> [Aim of the exercise]:
Write out the listing below in full and exactly, leaving out every picture.

> [Data provided]:
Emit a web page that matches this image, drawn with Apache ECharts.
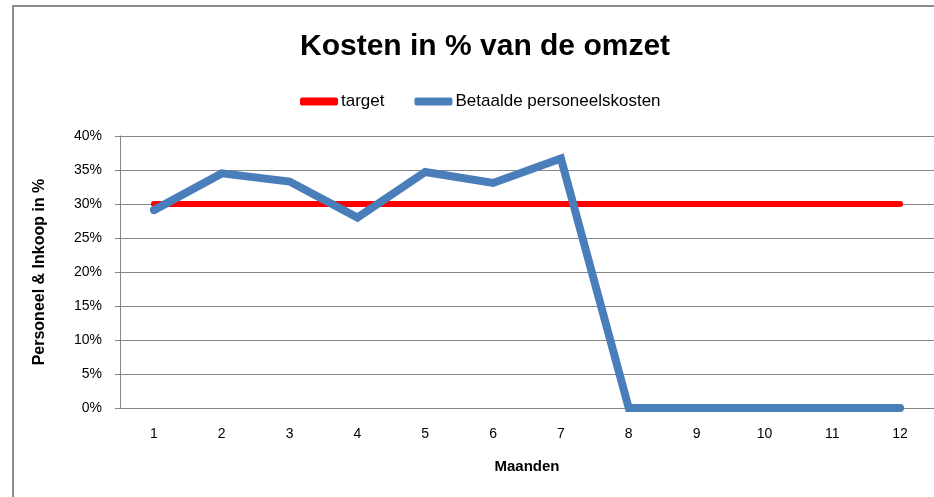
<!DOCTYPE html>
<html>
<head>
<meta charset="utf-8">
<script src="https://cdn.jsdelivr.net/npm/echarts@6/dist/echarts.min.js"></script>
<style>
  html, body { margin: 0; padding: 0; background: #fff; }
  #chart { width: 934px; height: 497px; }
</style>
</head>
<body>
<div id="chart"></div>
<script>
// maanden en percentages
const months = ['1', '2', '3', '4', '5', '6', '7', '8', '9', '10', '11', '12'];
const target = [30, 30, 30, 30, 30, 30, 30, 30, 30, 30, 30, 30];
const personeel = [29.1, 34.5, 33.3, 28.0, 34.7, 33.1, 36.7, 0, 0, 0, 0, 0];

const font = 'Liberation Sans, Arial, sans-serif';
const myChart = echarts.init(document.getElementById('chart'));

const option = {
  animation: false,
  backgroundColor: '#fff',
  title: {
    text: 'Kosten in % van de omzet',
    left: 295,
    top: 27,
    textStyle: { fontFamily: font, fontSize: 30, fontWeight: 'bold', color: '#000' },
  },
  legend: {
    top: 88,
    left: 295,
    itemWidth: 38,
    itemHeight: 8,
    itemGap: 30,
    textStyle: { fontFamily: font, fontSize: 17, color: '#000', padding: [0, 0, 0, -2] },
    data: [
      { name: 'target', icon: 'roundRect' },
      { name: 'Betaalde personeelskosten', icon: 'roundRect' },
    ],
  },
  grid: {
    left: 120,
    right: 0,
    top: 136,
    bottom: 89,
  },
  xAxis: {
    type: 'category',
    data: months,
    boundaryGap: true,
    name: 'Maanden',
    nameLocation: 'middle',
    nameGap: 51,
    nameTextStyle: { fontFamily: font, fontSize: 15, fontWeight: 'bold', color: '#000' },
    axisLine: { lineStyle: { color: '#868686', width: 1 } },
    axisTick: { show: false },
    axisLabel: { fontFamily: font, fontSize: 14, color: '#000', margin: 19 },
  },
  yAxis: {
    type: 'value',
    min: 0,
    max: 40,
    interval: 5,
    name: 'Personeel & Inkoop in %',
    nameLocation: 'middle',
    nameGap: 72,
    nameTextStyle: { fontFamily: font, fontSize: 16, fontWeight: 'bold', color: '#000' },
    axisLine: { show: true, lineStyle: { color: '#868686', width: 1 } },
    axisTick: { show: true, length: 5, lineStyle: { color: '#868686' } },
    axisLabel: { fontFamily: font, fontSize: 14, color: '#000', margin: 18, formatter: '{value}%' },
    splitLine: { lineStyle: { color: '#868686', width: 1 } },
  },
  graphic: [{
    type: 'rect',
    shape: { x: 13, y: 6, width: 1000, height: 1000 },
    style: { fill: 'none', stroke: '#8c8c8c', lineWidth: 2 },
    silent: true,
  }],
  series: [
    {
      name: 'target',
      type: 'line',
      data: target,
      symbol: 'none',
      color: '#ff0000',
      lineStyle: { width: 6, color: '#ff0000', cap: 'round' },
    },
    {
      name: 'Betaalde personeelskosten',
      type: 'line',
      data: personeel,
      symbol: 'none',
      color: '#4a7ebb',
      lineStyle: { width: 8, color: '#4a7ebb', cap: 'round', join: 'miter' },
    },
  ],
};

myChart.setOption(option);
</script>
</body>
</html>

> [The completed task]:
Emit a web page that matches this image, drawn with Apache ECharts.
<!DOCTYPE html>
<html>
<head>
<meta charset="utf-8">
<script src="https://cdn.jsdelivr.net/npm/echarts@6/dist/echarts.min.js"></script>
<style>
  html, body { margin: 0; padding: 0; background: #fff; }
  #chart { width: 934px; height: 497px; }
</style>
</head>
<body>
<div id="chart"></div>
<script>
// maanden en percentages
const months = ['1', '2', '3', '4', '5', '6', '7', '8', '9', '10', '11', '12'];
const target = [30, 30, 30, 30, 30, 30, 30, 30, 30, 30, 30, 30];
const personeel = [29.1, 34.5, 33.3, 28.0, 34.7, 33.1, 36.7, 0, 0, 0, 0, 0];

const font = 'Liberation Sans, Arial, sans-serif';
const myChart = echarts.init(document.getElementById('chart'));

const option = {
  animation: false,
  backgroundColor: '#fff',
  title: {
    text: 'Kosten in % van de omzet',
    left: 295,
    top: 27,
    textStyle: { fontFamily: font, fontSize: 30, fontWeight: 'bold', color: '#000' },
  },
  legend: {
    top: 88,
    left: 295,
    itemWidth: 38,
    itemHeight: 8,
    itemGap: 30,
    textStyle: { fontFamily: font, fontSize: 17, color: '#000', padding: [0, 0, 0, -2] },
    data: [
      { name: 'target', icon: 'roundRect' },
      { name: 'Betaalde personeelskosten', icon: 'roundRect' },
    ],
  },
  grid: {
    left: 120,
    right: 0,
    top: 136,
    bottom: 89,
  },
  xAxis: {
    type: 'category',
    data: months,
    boundaryGap: true,
    name: 'Maanden',
    nameLocation: 'middle',
    nameGap: 51,
    nameTextStyle: { fontFamily: font, fontSize: 15, fontWeight: 'bold', color: '#000' },
    axisLine: { lineStyle: { color: '#868686', width: 1 } },
    axisTick: { show: false },
    axisLabel: { fontFamily: font, fontSize: 14, color: '#000', margin: 19 },
  },
  yAxis: {
    type: 'value',
    min: 0,
    max: 40,
    interval: 5,
    name: 'Personeel & Inkoop in %',
    nameLocation: 'middle',
    nameGap: 72,
    nameTextStyle: { fontFamily: font, fontSize: 16, fontWeight: 'bold', color: '#000' },
    axisLine: { show: true, lineStyle: { color: '#868686', width: 1 } },
    axisTick: { show: true, length: 5, lineStyle: { color: '#868686' } },
    axisLabel: { fontFamily: font, fontSize: 14, color: '#000', margin: 18, formatter: '{value}%' },
    splitLine: { lineStyle: { color: '#868686', width: 1 } },
  },
  graphic: [{
    type: 'rect',
    shape: { x: 13, y: 6, width: 1000, height: 1000 },
    style: { fill: 'none', stroke: '#8c8c8c', lineWidth: 2 },
    silent: true,
  }],
  series: [
    {
      name: 'target',
      type: 'line',
      data: target,
      symbol: 'none',
      color: '#ff0000',
      lineStyle: { width: 6, color: '#ff0000', cap: 'round' },
    },
    {
      name: 'Betaalde personeelskosten',
      type: 'line',
      data: personeel,
      symbol: 'none',
      color: '#4a7ebb',
      lineStyle: { width: 8, color: '#4a7ebb', cap: 'round', join: 'miter' },
    },
  ],
};

myChart.setOption(option);
</script>
</body>
</html>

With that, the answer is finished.